CINCINNATI -- Deep cracks and falling concrete may be unsettling to drivers who use the aging Western Hills Viaduct to get from the city’s West Side to Downtown each day.
While transportation experts insist the bridge is structurally sound they also agree the 85-year-old viaduct, that carries 55,000 vehicles a day, is quickly nearing the end of its life span.
Who pays to replace this half-mile long viaduct may soon become a $310 million problem for Cincinnati and Hamilton County leaders.
“It is one of worst bridges of its kind in the state and it needs to get fixed,” said Todd Portune, president of the Board of Hamilton County Commissioners. “We need to have a plan that … demonstrates to the general public what we’re going to do and the timetable we are going do it.”
Within a month, city and and county leaders expect to hold the first of several joint meetings on replacing the viaduct.
Portune has already pledged to set aside money each year for the Transportation Improvement District that can be used for a new viaduct. He would like to set aside $2 million in county funds each year, and hopes to eventually add $4.5 million in casino tax money each year to the fund.
“It’s (viaduct) in very poor shape,” said Hamilton County Commissioner Denise Driehaus. “We need to get serious about this.”
The Ohio Department of Transportation recently awarded the project a $10 million grant for early design engineering and right of way acquisition.
The only catch is the grant comes with a $2.5 million local match that city and county leaders are trying figure out how to pay for. So far, both sides say it will be a shared expense.
City and county leaders often have an acrimonious relationship when it comes to shared projects such as the Metropolitan Sewer District.
But so far both sides seem to working well together on the viaduct.
“I haven’t heard any bickering or arguing at all,” Driehaus said.
Portune credits a new Democratic majority on the board of commissioners as being willing to work with City Council, which is also mostly Democrats.
That may change when the city and county look ahead to funding the actual $310 million cost to replace the viaduct.
“The city and the county are not going to be able to fund the bulk of it.

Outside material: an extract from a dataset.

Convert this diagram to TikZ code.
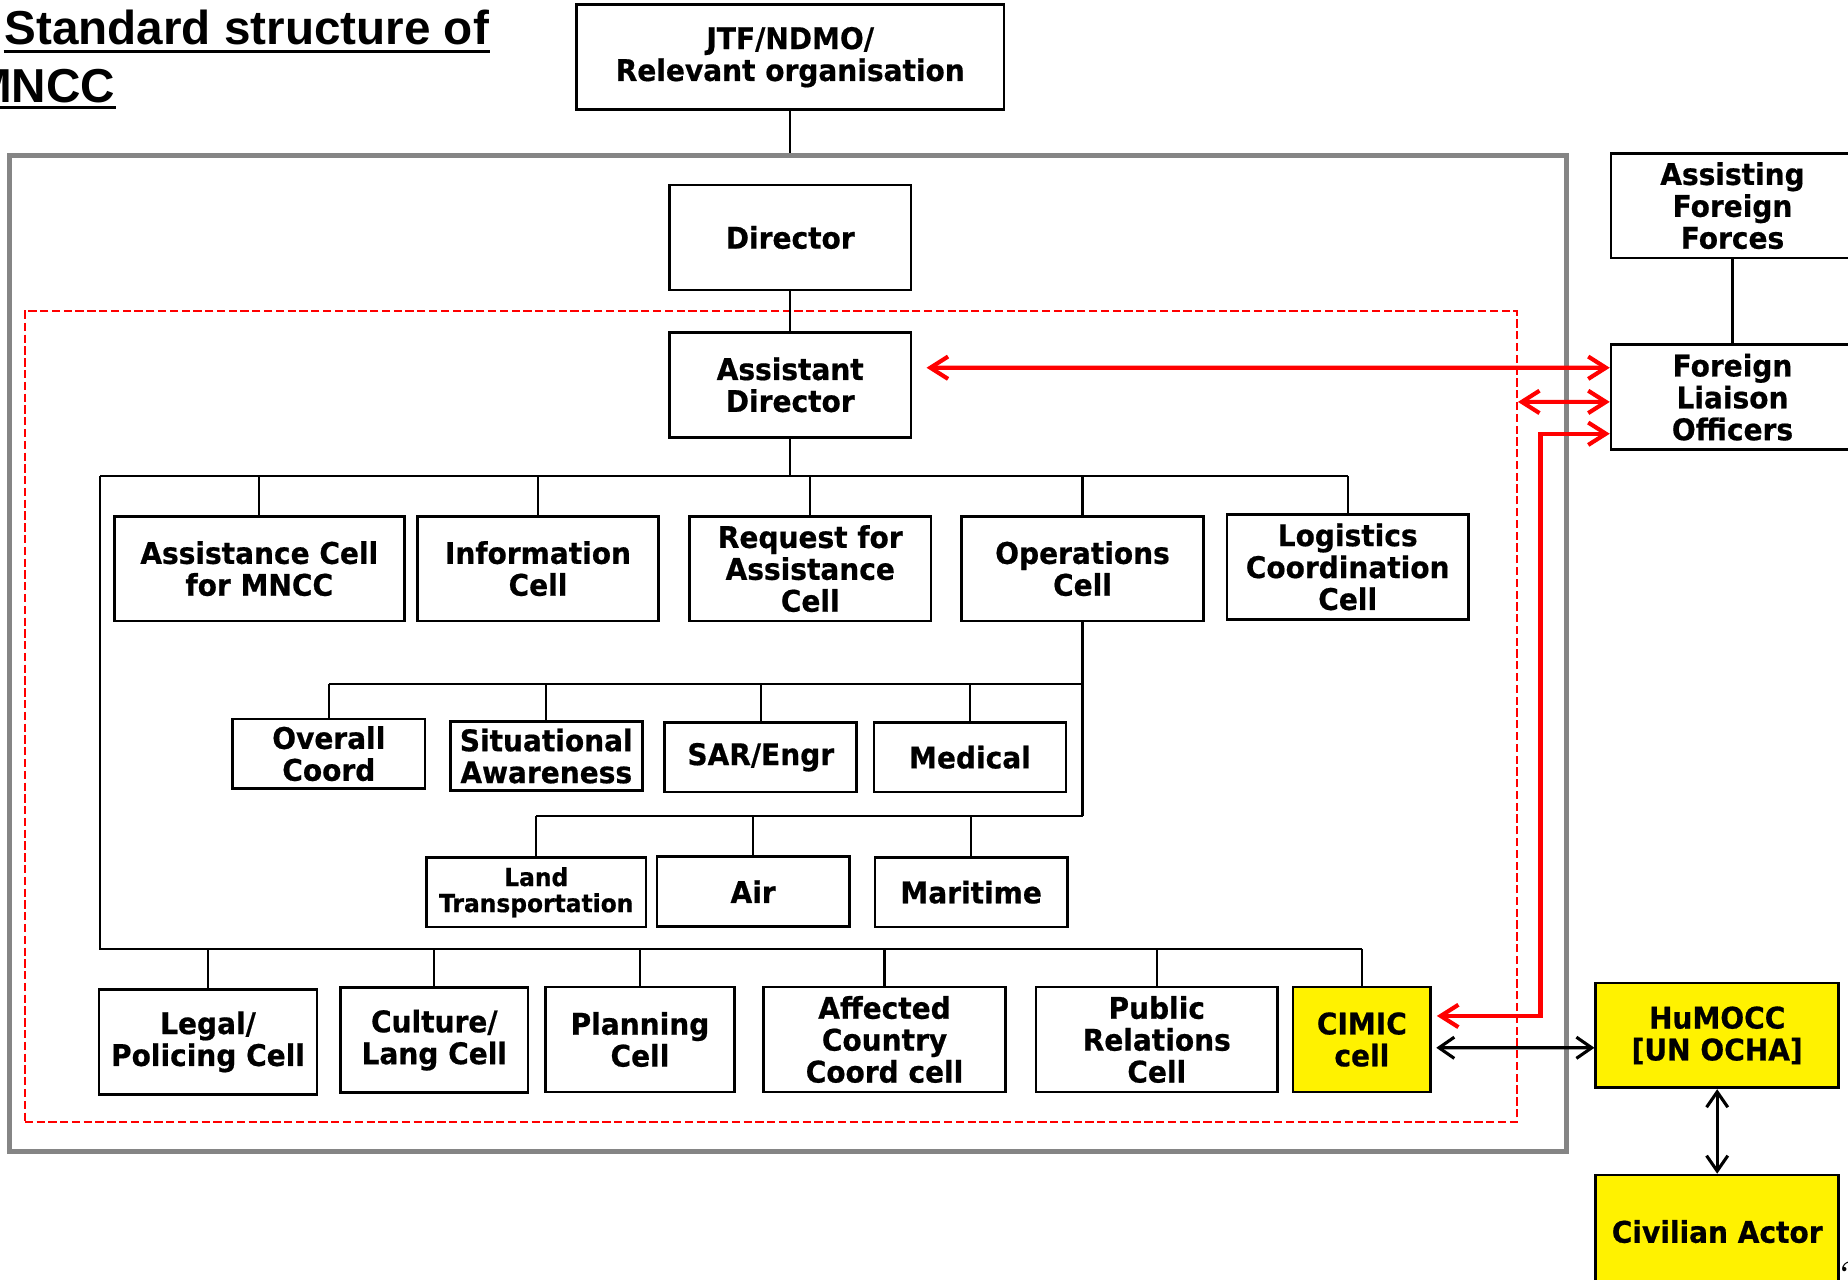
\documentclass[tikz,border=0pt]{standalone}
\usepackage{fontspec}
\usetikzlibrary{arrows.meta, positioning}
\newfontfamily\boxfont{DejaVu Sans}[FakeStretch=0.94, BoldFeatures={FakeBold=0.6}]
\newfontfamily\titlefont{Liberation Sans}

\begin{document}
\begin{tikzpicture}[x=0.1mm, y=-0.1mm, line width=0.5pt,
  cell/.style={draw, line width=0.65pt, rectangle, align=center, inner sep=1pt, minimum height=8.9mm, font=\boxfont\bfseries\fontsize{7.2}{7.7}\selectfont},
  wide/.style={cell, minimum width=20.5mm},
  sub/.style={cell, minimum width=16.3mm, minimum height=5.9mm},
  yel/.style={fill=yellow},
  ttl/.style={inner sep=0pt, font=\titlefont\bfseries\fontsize{11.5}{13}\selectfont},
  lnk/.style={red, line width=1pt, {Straight Barb[length=1.5mm,width=1.9mm]}-{Straight Barb[length=1.5mm,width=1.9mm]}},
  blk/.style={black, line width=0.75pt, {Straight Barb[length=1.3mm,width=1.8mm]}-{Straight Barb[length=1.3mm,width=1.8mm]}}]
  \useasboundingbox (0,0) rectangle (1568,1086);

  % Titel
  \node[ttl, anchor=base west] (title) at (3,38) {Standard structure of};
  \node[ttl, anchor=base east] (title2) at (98.5,87) {MNCC};
  \draw[line width=0.7pt] ([yshift=-0.55mm]title.base west) -- ([yshift=-0.55mm]title.base east);
  \draw[line width=0.7pt] ([yshift=-0.45mm]title2.base west) -- ([yshift=-0.45mm]title2.base east);

  % Rahmen
  \node[draw=black!48, line width=1.1pt, minimum width=132.1mm, minimum height=84.5mm] (mncc) at (668.5,554.5) {};
  \node[draw=red, line width=0.55pt, dash pattern=on 0.7mm off 0.3mm, minimum width=126.6mm, minimum height=68.8mm] (core) at (654,608) {};

  % Leitung
  \node[cell, minimum width=36.3mm] (jtf) at (670.5,48.5) {JTF/NDMO/\\Relevant organisation};
  \node[wide] (dir) at (670.5,201.5) {Director};
  \node[wide] (adir) at (670.5,326.5) {Assistant\\Director};

  % Zellen
  \node[cell, minimum width=24.6mm] (acell) at (220,482.5) {Assistance Cell\\for MNCC};
  \node[wide] (info) at (456.5,482.5) {Information\\Cell};
  \node[wide] (rfa) at (687.5,482.5) {Request for\\Assistance\\Cell};
  \node[wide] (ops) at (918.5,482.5) {Operations\\Cell};
  \node[wide] (logi) at (1143.5,481) {Logistics\\Coordination\\Cell};

  % Operations-Untergruppen
  \node[sub] (coord) at (279,639.5) {Overall\\Coord};
  \node[sub] (sa) at (463.5,641.5) {Situational\\Awareness};
  \node[sub] (sar) at (645.5,642.5) {SAR/Engr};
  \node[sub] (med) at (823,642.5) {Medical};
  \node[sub, minimum width=18.6mm, font=\boxfont\bfseries\fontsize{6}{6.3}\selectfont] (land) at (455,757) {Land\\Transportation};
  \node[sub] (air) at (639,756.5) {Air};
  \node[sub] (mari) at (824,757) {Maritime};

  % Untere Reihe
  \node[cell, minimum width=18.5mm] (legal) at (176.5,884) {Legal/\\Policing Cell};
  \node[cell, minimum width=15.9mm] (cult) at (368.5,882.5) {Culture/\\Lang Cell};
  \node[cell, minimum width=16mm] (plan) at (543,882) {Planning\\Cell};
  \node[wide] (acc) at (750.5,882) {Affected\\Country\\Coord cell};
  \node[wide] (pr) at (981.5,882) {Public\\Relations\\Cell};
  \node[cell, yel, minimum width=11.7mm] (cimic) at (1155.5,882) {CIMIC\\cell};

  % Externe Stellen
  \node[cell, minimum width=20.6mm] (aff) at (1470,174.5) {Assisting\\Foreign\\Forces};
  \node[cell, minimum width=20.6mm] (flo) at (1470,337) {Foreign\\Liaison\\Officers};
  \node[cell, yel, minimum width=20.6mm] (humocc) at (1457,878.5) {HuMOCC\\{[UN OCHA]}};
  \node[cell, yel, minimum width=20.6mm, minimum height=9.6mm] (civil) at (1457,1045) {Civilian Actor};
  \node[anchor=west, inner sep=0pt, font=\fontsize{10}{10}\selectfont] (pgnum) at (1561,1082) {2};

  % Verbindungen
  \coordinate (busA) at (85,404);
  \coordinate (busB) at (85,805);
  \draw (jtf) -- (jtf |- mncc.north);
  \draw (dir) -- (adir);
  \draw (adir) -- (adir |- busA);
  \draw (busA) -- (logi.north |- busA);
  \draw (busA) -- (busB) -- (cimic.north |- busB);
  \foreach \n in {acell, info, rfa, ops, logi}
    \draw (\n.north |- busA) -- (\n.north);
  \draw (ops.south) -- (ops.south |- 0,692);
  \draw (coord.north |- 0,580) -- (ops.south |- 0,580);
  \foreach \n in {coord, sa, sar, med}
    \draw (\n.north |- 0,580) -- (\n.north);
  \draw (land.north |- 0,692) -- (ops.south |- 0,692);
  \foreach \n in {land, air, mari}
    \draw (\n.north |- 0,692) -- (\n.north);
  \foreach \n in {legal, cult, plan, acc, pr, cimic}
    \draw (\n.north |- busB) -- (\n.north);

  \draw (aff) -- (flo);
  \draw[blk, shorten <=0.35mm] ([yshift=-0.7mm]cimic.east) -- ([yshift=-1.05mm]humocc.west);
  \draw[blk] (humocc) -- (civil);

  % Rote Verbindungen zu den Foreign Liaison Officers
  \draw[lnk, shorten <=1.2mm] ([yshift=1.45mm]adir.east) -- ([yshift=2.5mm]flo.west);
  \draw[lnk] (core.east |- 0,341) -- ([yshift=-0.4mm]flo.west);
  \draw[lnk, shorten <=0.4mm] ([yshift=2mm]cimic.east) -- ++(9.2mm,0) |- ([yshift=-3.1mm]flo.west);
\end{tikzpicture}
\end{document}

So we’re really going to have to get some infrastructure dollars from the state or the feds,” said City Councilwoman Amy Murray, who is chair of the city’s Major Transportation and Regional Cooperation Committee.

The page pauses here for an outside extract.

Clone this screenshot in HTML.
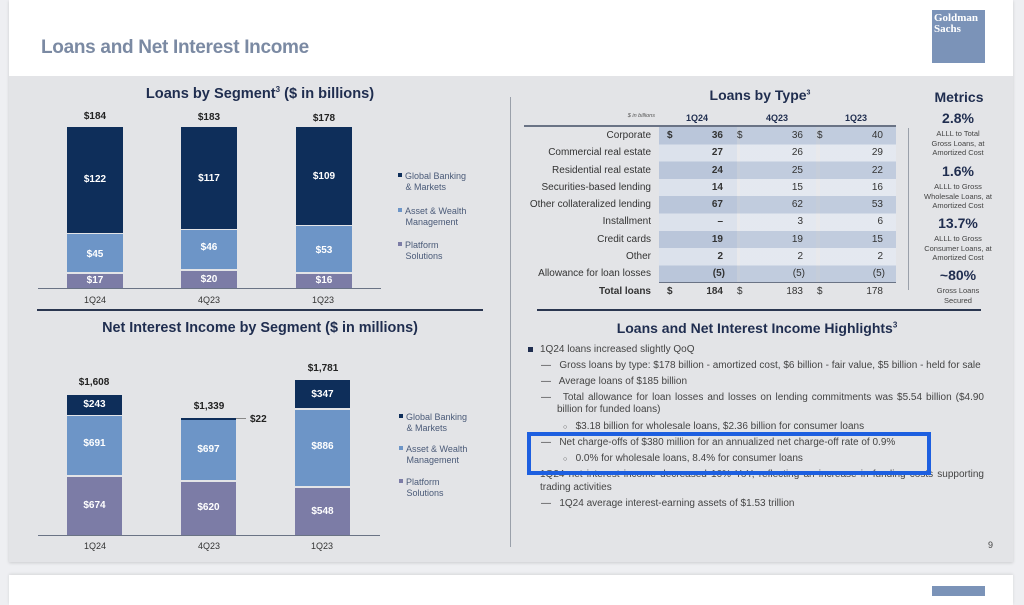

Even if leaders get an outside grant to pay for the viaduct’s construction, it will still require local matching funds.
Hamilton County engineer Ted Hubbard estimates the local share at $60 million.
“The challenge we have here – it is huge,” Hubbard said. “I do think we have to be extremely serious about looking for other revenue sources in order to pay for it.”

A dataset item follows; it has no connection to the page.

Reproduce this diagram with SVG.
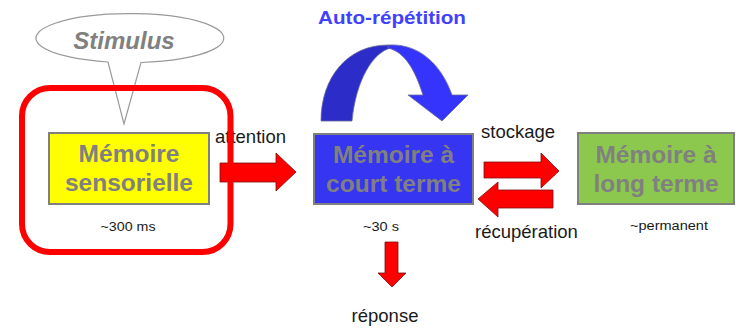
<svg xmlns="http://www.w3.org/2000/svg" width="736" height="329" viewBox="0 0 736 329">
  <style>
    .box { stroke: #808080; stroke-width: 2; }
    .boxText { font-family: "Liberation Sans", Arial, sans-serif; font-weight: bold; font-size: 24.5px; fill: #808080; text-anchor: middle; }
    .label { font-family: "Liberation Sans", Arial, sans-serif; font-size: 18.5px; fill: #1a1a1a; }
    .small { font-family: "Liberation Sans", Arial, sans-serif; font-size: 12.5px; fill: #1a1a1a; }
    .redArrow { fill: #ff0000; stroke: #7a1010; stroke-width: 0.8; stroke-linejoin: miter; }
  </style>

  <rect width="736" height="329" fill="#ffffff"/>

  <!-- connectors -->
  <g id="connectors">
    <!-- attention -->
    <polygon class="redArrow" points="220,163 276,163 276,153 296,172 276,191 276,182 220,182"/>
    <!-- stockage -->
    <polygon class="redArrow" points="484,162 541,162 541,153 559,171 541,188 541,178 484,178"/>
    <!-- recuperation -->
    <polygon class="redArrow" points="553,190 498,190 498,182 478,199 498,217 498,208 553,208"/>
    <!-- reponse -->
    <polygon class="redArrow" points="385,242 398,242 398,273 406,273 392,287 378,273 385,273"/>

    <!-- self-rehearsal loop -->
    <g id="loop" stroke="#6a6a9a" stroke-width="0.8" stroke-linejoin="round">
      <path d="M321,121 C321,78 347,45 388,45 L391,48 C373,52 356,80 352,121 Z" fill="#2c2cc8"/>
      <path d="M388,45 C420,43 442,66 452,95 L468,95 L442,121 L408,95 L423,95 C415,70 405,52 388,48 Z" fill="#3434fc"/>
    </g>
    <text x="318" y="24" font-family="Liberation Sans, Arial, sans-serif" font-weight="bold" font-size="17.5" fill="#4141ff" textLength="148" lengthAdjust="spacingAndGlyphs">Auto-répétition</text>

    <text class="label" x="215" y="143">attention</text>
    <text class="label" x="481" y="138">stockage</text>
    <text class="label" x="475" y="238">récupération</text>
    <text class="label" x="385" y="322" text-anchor="middle">réponse</text>
  </g>

  <!-- stimulus bubble -->
  <g id="stimulus">
    <path d="M108,62 A94,24.5 0 1 1 141,62.5 L124,124 Z" fill="#ffffff" stroke="#9a9a9a" stroke-width="1.2" stroke-linejoin="miter"/>
    <text x="124" y="49" font-family="Liberation Sans, Arial, sans-serif" font-weight="bold" font-style="italic" font-size="24" fill="#808080" text-anchor="middle">Stimulus</text>
  </g>

  <!-- sensory memory -->
  <g id="sensory">
    <rect class="box" x="49" y="133" width="160" height="71" fill="#ffff00"/>
    <text class="boxText" x="129" y="162">Mémoire</text>
    <text class="boxText" x="129" y="191">sensorielle</text>
    <text class="small" x="128" y="231" text-anchor="middle" textLength="55" lengthAdjust="spacingAndGlyphs">~300 ms</text>
  </g>

  <!-- short-term memory -->
  <g id="shortTerm">
    <rect class="box" x="314" y="134" width="159" height="70" fill="#3535f2"/>
    <text class="boxText" x="393.5" y="163">Mémoire à</text>
    <text class="boxText" x="393.5" y="192">court terme</text>
    <text class="small" x="381" y="231" text-anchor="middle" textLength="36" lengthAdjust="spacingAndGlyphs">~30 s</text>
  </g>

  <!-- long-term memory -->
  <g id="longTerm">
    <rect class="box" x="578" y="133" width="156" height="71" fill="#8cc84e"/>
    <text class="boxText" x="656" y="163">Mémoire à</text>
    <text class="boxText" x="656" y="192">long terme</text>
    <text class="small" x="669" y="230" text-anchor="middle" textLength="78" lengthAdjust="spacingAndGlyphs">~permanent</text>
  </g>

  <!-- highlight frame -->
  <g id="highlight">
    <rect x="22" y="88" width="208.5" height="164" rx="28" ry="28" fill="none" stroke="#ff0000" stroke-width="6"/>
  </g>
</svg>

Hubbard hopes the state legislature will allow local governments to add a small fee on driver’s licenses in order to pay for infrastructure projects. A local tax on gasoline is another option, he said.
The cost to replace the viaduct is so high because the project is so complex. The seven-lane, 3,400-foot-long double-decker bridge spans a large railroad yard and connects to several major roadways.
Because it is such a main thoroughfare, local officials want to keep the current viaduct open while they build a replacement.
Portune hopes to tap private funding for the project from new developers who may want expanded highway or rail access. He also hopes to tap funding from the Ohio Rail Development Commission and the railroad companies themselves.
City and county leaders are pledging a unified front as they seek out state and federal funding because it greatly helps their chances of success, both sides say.
“It’s a top priority for the city every bit as much as it is for the county,” Portune said. “The only way were are going to get a project of this magnitude done is working together.”
Construction on a new viaduct is set to begin in 2025 and be completed in 2029, Hubbard said.
“We have to find a way to fund these projects because they continue to age whether we have the funding or not,” Hubbard said. “The bridge is structurally sound but it’s not in great condition. It’s in poor condition.”